Stated exercise: Repeat the listing exactly as given, omitting every image.

Data section:
-- start --
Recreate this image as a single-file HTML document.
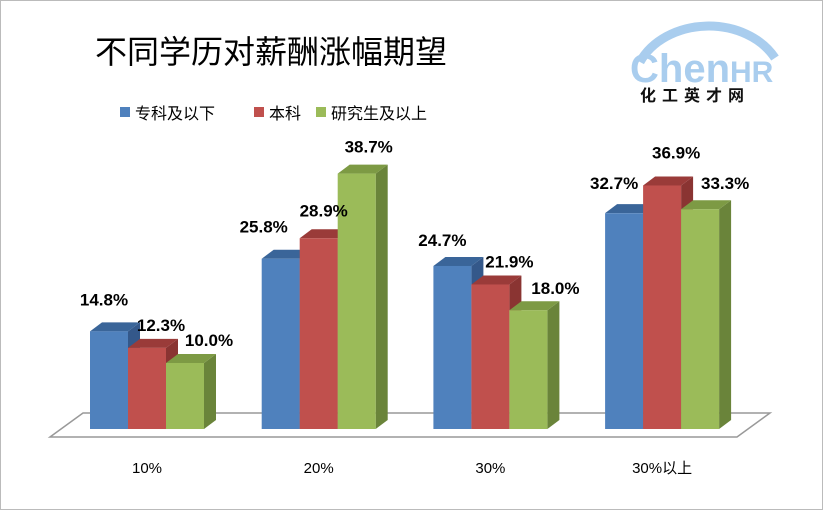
<!DOCTYPE html>
<html><head><meta charset="utf-8"><style>
body{margin:0;background:#fff}
svg{display:block}
text{font-family:"Liberation Sans","Noto Sans CJK SC",sans-serif}
</style></head><body>
<svg id="c" width="823" height="510" viewBox="0 0 823 510">
<rect x="0.5" y="0.5" width="822" height="509" fill="#fff" stroke="#bbb"/>
<text x="95" y="63" font-size="32" fill="#000">不同学历对薪酬涨幅期望</text>
<g>
<path d="M640 62 A75 60 0 0 1 775 58" fill="none" stroke="#a9cdee" stroke-width="9"/>
<text x="630" y="82" font-size="40" font-weight="bold" fill="#a9cdee">Chen<tspan font-size="30">HR</tspan></text>
<text x="640" y="101" font-size="16" font-weight="bold" fill="#111" letter-spacing="6">化工英才网</text>
</g>
<g id="legend"></g>
<polygon points="50,437 83,413 770,413 737,437" fill="#fff" stroke="#999" stroke-width="1.5"/>
<g id="bars"></g>
</svg>
<script>
const categories=["10%","20%","30%","30%以上"];
const seriesNames=["专科及以下","本科","研究生及以上"];
const s1=[14.8,25.8,24.7,32.7];
const s2=[12.3,28.9,21.9,36.9];
const s3=[10.0,38.7,18.0,33.3];
const series=[s1,s2,s3];
const labelDx=[[-5,-17,-10,-10],[14,5,19,14],[24,12,27,25]];
const labelDy=[[-26,-26,-20,-24],[-17,-22,-17,-27],[-17,-21,-16,-20]];
const front=["#4f81bd","#c0504d","#9bbb59"],top_=["#3a6599","#9a3b39","#7d9a44"],side=["#34588a","#8a3432","#6a843a"];
const NS="http://www.w3.org/2000/svg";
const svg=document.getElementById('bars'),leg=document.getElementById('legend');
const base=429,k=6.6,bw=38,dx=12,dy=9;
function y(v){return base-v*k;}
function gx(i){return 90+i*171.7;}
function mk(t,a,p){const e=document.createElementNS(NS,t);for(const q in a)e.setAttribute(q,a[q]);p.appendChild(e);return e;}
categories.forEach((c,i)=>{
 series.forEach((s,j)=>{
  const x=gx(i)+j*bw,yt=y(s[i]);
  const g=mk('g',{},svg);
  
  
  mk('polygon',{points:`${x+bw},${yt} ${x+bw+dx},${yt-dy} ${x+bw+dx},${base-dy} ${x+bw},${base}`,fill:side[j]},g);
  mk('polygon',{points:`${x},${yt} ${x+dx},${yt-dy} ${x+bw+dx},${yt-dy} ${x+bw},${yt}`,fill:top_[j]},g);
  mk('rect',{x:x,y:yt,width:bw,height:base-yt,fill:front[j]},g);
 });
 series.forEach((s,j)=>{
  const x=gx(i)+j*bw,yt=y(s[i]);
  const t=mk('text',{x:x+bw/2+labelDx[j][i],y:yt+labelDy[j][i],'text-anchor':'middle','font-size':'17','font-weight':'bold',fill:'#000'},svg);
  
  
  t.textContent=s[i].toFixed(1)+'%';
 });
 const t=mk('text',{x:gx(i)+57,y:473,'text-anchor':'middle','font-size':'15',fill:'#000'},svg);
 
 
 t.textContent=c;
});
const lx=[120,254,316];
seriesNames.forEach((n,j)=>{
 const r=mk('rect',{x:lx[j],y:107,width:10,height:10,fill:front[j]},leg);
 
 
 const t=mk('text',{x:lx[j]+15,y:119,'font-size':'16',fill:'#000'},leg);
 
 
 t.textContent=n;
});
</script>
</body></html>
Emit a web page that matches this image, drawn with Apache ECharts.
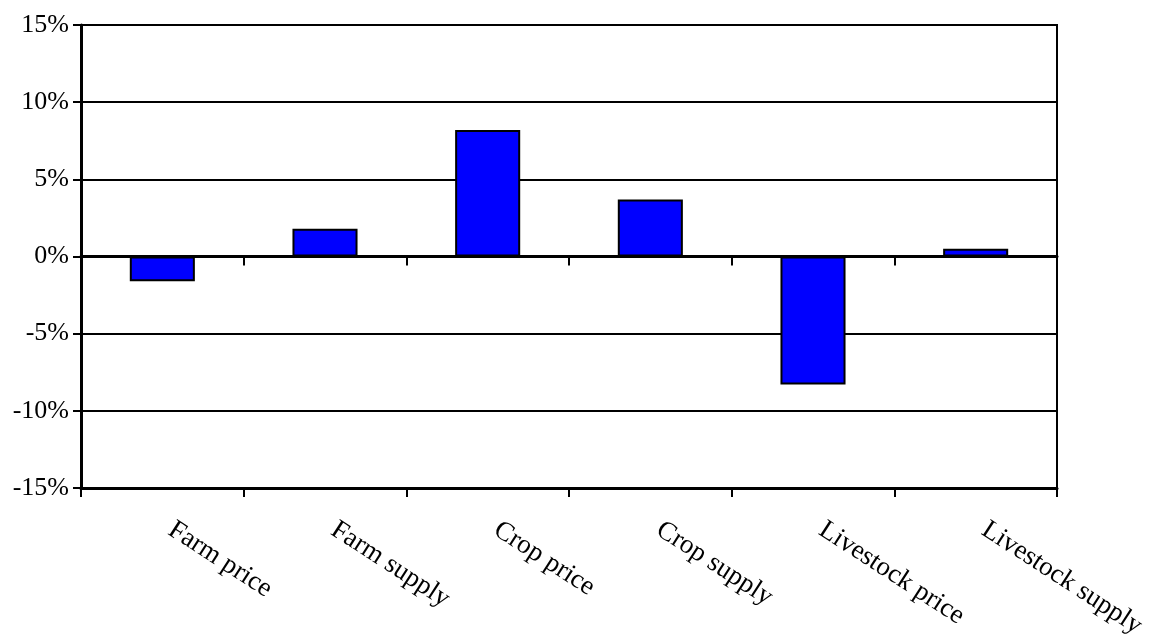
<!DOCTYPE html>
<html>
<head>
<meta charset="utf-8">
<script src="https://cdn.jsdelivr.net/npm/echarts@6/dist/echarts.min.js"></script>
<style>
  html, body { margin: 0; padding: 0; background: #fff; }
  #chart { width: 1152px; height: 634px; }
</style>
</head>
<body>
<div id="chart"></div>
<script>
// Percent change by measure
const categories = ['Farm price', 'Farm supply', 'Crop price', 'Crop supply', 'Livestock price', 'Livestock supply'];
const changes = [-1.6, 1.8, 8.2, 3.7, -8.3, 0.5];
const yTicks = { min: -15, max: 15, step: 5 };

const serif = "'Liberation Serif', 'Times New Roman', serif";
const chart = echarts.init(document.getElementById('chart'), null, { renderer: 'canvas' });

chart.setOption({
  animation: false,
  backgroundColor: '#ffffff',
  grid: {
    left: 81, right: 95, top: 25, bottom: 146,
    outerBoundsMode: 'none', containLabel: false,
    show: true, borderColor: '#000', borderWidth: 2, backgroundColor: 'transparent'
  },
  xAxis: [
    {
      // zero line with boundary ticks
      type: 'category', data: categories, position: 'bottom',
      axisLine: { onZero: true, lineStyle: { color: '#000', width: 3 } },
      axisTick: { show: true, inside: false, length: 9, lineStyle: { color: '#000', width: 2 } },
      axisLabel: { show: false },
      splitLine: { show: false }
    },
    {
      // bottom edge with category labels
      type: 'category', data: categories, position: 'bottom',
      axisLine: { onZero: false, lineStyle: { color: '#000', width: 3 } },
      axisTick: { show: true, inside: false, length: 9, lineStyle: { color: '#000', width: 2 } },
      axisLabel: {
        show: true, rotate: -33, margin: 34, interval: 0, padding: [0, 0, 0, 10],
        color: '#000', fontFamily: serif, fontSize: 27
      },
      splitLine: { show: false }
    }
  ],
  yAxis: {
    type: 'value', min: yTicks.min, max: yTicks.max, interval: yTicks.step,
    axisLine: { show: true, onZero: false, lineStyle: { color: '#000', width: 3 } },
    axisTick: { show: true, inside: false, length: 8, lineStyle: { color: '#000', width: 2 } },
    axisLabel: {
      formatter: '{value}%', margin: 12,
      color: '#000', fontFamily: serif, fontSize: 26
    },
    splitLine: { show: true, lineStyle: { color: '#000', width: 2 } }
  },
  series: [{
    type: 'bar', xAxisIndex: 0, data: changes,
    barWidth: '40%',
    itemStyle: { color: '#0000ff', borderColor: '#000', borderWidth: 2 }
  }]
});
</script>
</body>
</html>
-- end --
Written solution:
Recreate this image as a single-file HTML document.
<!DOCTYPE html>
<html><head><meta charset="utf-8"><style>
body{margin:0;background:#fff}
svg{display:block}
text{font-family:"Liberation Sans","Noto Sans CJK SC",sans-serif}
</style></head><body>
<svg id="c" width="823" height="510" viewBox="0 0 823 510">
<rect x="0.5" y="0.5" width="822" height="509" fill="#fff" stroke="#bbb"/>
<text x="95" y="63" font-size="32" fill="#000">不同学历对薪酬涨幅期望</text>
<g>
<path d="M640 62 A75 60 0 0 1 775 58" fill="none" stroke="#a9cdee" stroke-width="9"/>
<text x="630" y="82" font-size="40" font-weight="bold" fill="#a9cdee">Chen<tspan font-size="30">HR</tspan></text>
<text x="640" y="101" font-size="16" font-weight="bold" fill="#111" letter-spacing="6">化工英才网</text>
</g>
<g id="legend"></g>
<polygon points="50,437 83,413 770,413 737,437" fill="#fff" stroke="#999" stroke-width="1.5"/>
<g id="bars"></g>
</svg>
<script>
const categories=["10%","20%","30%","30%以上"];
const seriesNames=["专科及以下","本科","研究生及以上"];
const s1=[14.8,25.8,24.7,32.7];
const s2=[12.3,28.9,21.9,36.9];
const s3=[10.0,38.7,18.0,33.3];
const series=[s1,s2,s3];
const labelDx=[[-5,-17,-10,-10],[14,5,19,14],[24,12,27,25]];
const labelDy=[[-26,-26,-20,-24],[-17,-22,-17,-27],[-17,-21,-16,-20]];
const front=["#4f81bd","#c0504d","#9bbb59"],top_=["#3a6599","#9a3b39","#7d9a44"],side=["#34588a","#8a3432","#6a843a"];
const NS="http://www.w3.org/2000/svg";
const svg=document.getElementById('bars'),leg=document.getElementById('legend');
const base=429,k=6.6,bw=38,dx=12,dy=9;
function y(v){return base-v*k;}
function gx(i){return 90+i*171.7;}
function mk(t,a,p){const e=document.createElementNS(NS,t);for(const q in a)e.setAttribute(q,a[q]);p.appendChild(e);return e;}
categories.forEach((c,i)=>{
 series.forEach((s,j)=>{
  const x=gx(i)+j*bw,yt=y(s[i]);
  const g=mk('g',{},svg);
  
  
  mk('polygon',{points:`${x+bw},${yt} ${x+bw+dx},${yt-dy} ${x+bw+dx},${base-dy} ${x+bw},${base}`,fill:side[j]},g);
  mk('polygon',{points:`${x},${yt} ${x+dx},${yt-dy} ${x+bw+dx},${yt-dy} ${x+bw},${yt}`,fill:top_[j]},g);
  mk('rect',{x:x,y:yt,width:bw,height:base-yt,fill:front[j]},g);
 });
 series.forEach((s,j)=>{
  const x=gx(i)+j*bw,yt=y(s[i]);
  const t=mk('text',{x:x+bw/2+labelDx[j][i],y:yt+labelDy[j][i],'text-anchor':'middle','font-size':'17','font-weight':'bold',fill:'#000'},svg);
  
  
  t.textContent=s[i].toFixed(1)+'%';
 });
 const t=mk('text',{x:gx(i)+57,y:473,'text-anchor':'middle','font-size':'15',fill:'#000'},svg);
 
 
 t.textContent=c;
});
const lx=[120,254,316];
seriesNames.forEach((n,j)=>{
 const r=mk('rect',{x:lx[j],y:107,width:10,height:10,fill:front[j]},leg);
 
 
 const t=mk('text',{x:lx[j]+15,y:119,'font-size':'16',fill:'#000'},leg);
 
 
 t.textContent=n;
});
</script>
</body></html>
Emit a web page that matches this image, drawn with Apache ECharts.
<!DOCTYPE html>
<html>
<head>
<meta charset="utf-8">
<script src="https://cdn.jsdelivr.net/npm/echarts@6/dist/echarts.min.js"></script>
<style>
  html, body { margin: 0; padding: 0; background: #fff; }
  #chart { width: 1152px; height: 634px; }
</style>
</head>
<body>
<div id="chart"></div>
<script>
// Percent change by measure
const categories = ['Farm price', 'Farm supply', 'Crop price', 'Crop supply', 'Livestock price', 'Livestock supply'];
const changes = [-1.6, 1.8, 8.2, 3.7, -8.3, 0.5];
const yTicks = { min: -15, max: 15, step: 5 };

const serif = "'Liberation Serif', 'Times New Roman', serif";
const chart = echarts.init(document.getElementById('chart'), null, { renderer: 'canvas' });

chart.setOption({
  animation: false,
  backgroundColor: '#ffffff',
  grid: {
    left: 81, right: 95, top: 25, bottom: 146,
    outerBoundsMode: 'none', containLabel: false,
    show: true, borderColor: '#000', borderWidth: 2, backgroundColor: 'transparent'
  },
  xAxis: [
    {
      // zero line with boundary ticks
      type: 'category', data: categories, position: 'bottom',
      axisLine: { onZero: true, lineStyle: { color: '#000', width: 3 } },
      axisTick: { show: true, inside: false, length: 9, lineStyle: { color: '#000', width: 2 } },
      axisLabel: { show: false },
      splitLine: { show: false }
    },
    {
      // bottom edge with category labels
      type: 'category', data: categories, position: 'bottom',
      axisLine: { onZero: false, lineStyle: { color: '#000', width: 3 } },
      axisTick: { show: true, inside: false, length: 9, lineStyle: { color: '#000', width: 2 } },
      axisLabel: {
        show: true, rotate: -33, margin: 34, interval: 0, padding: [0, 0, 0, 10],
        color: '#000', fontFamily: serif, fontSize: 27
      },
      splitLine: { show: false }
    }
  ],
  yAxis: {
    type: 'value', min: yTicks.min, max: yTicks.max, interval: yTicks.step,
    axisLine: { show: true, onZero: false, lineStyle: { color: '#000', width: 3 } },
    axisTick: { show: true, inside: false, length: 8, lineStyle: { color: '#000', width: 2 } },
    axisLabel: {
      formatter: '{value}%', margin: 12,
      color: '#000', fontFamily: serif, fontSize: 26
    },
    splitLine: { show: true, lineStyle: { color: '#000', width: 2 } }
  },
  series: [{
    type: 'bar', xAxisIndex: 0, data: changes,
    barWidth: '40%',
    itemStyle: { color: '#0000ff', borderColor: '#000', borderWidth: 2 }
  }]
});
</script>
</body>
</html>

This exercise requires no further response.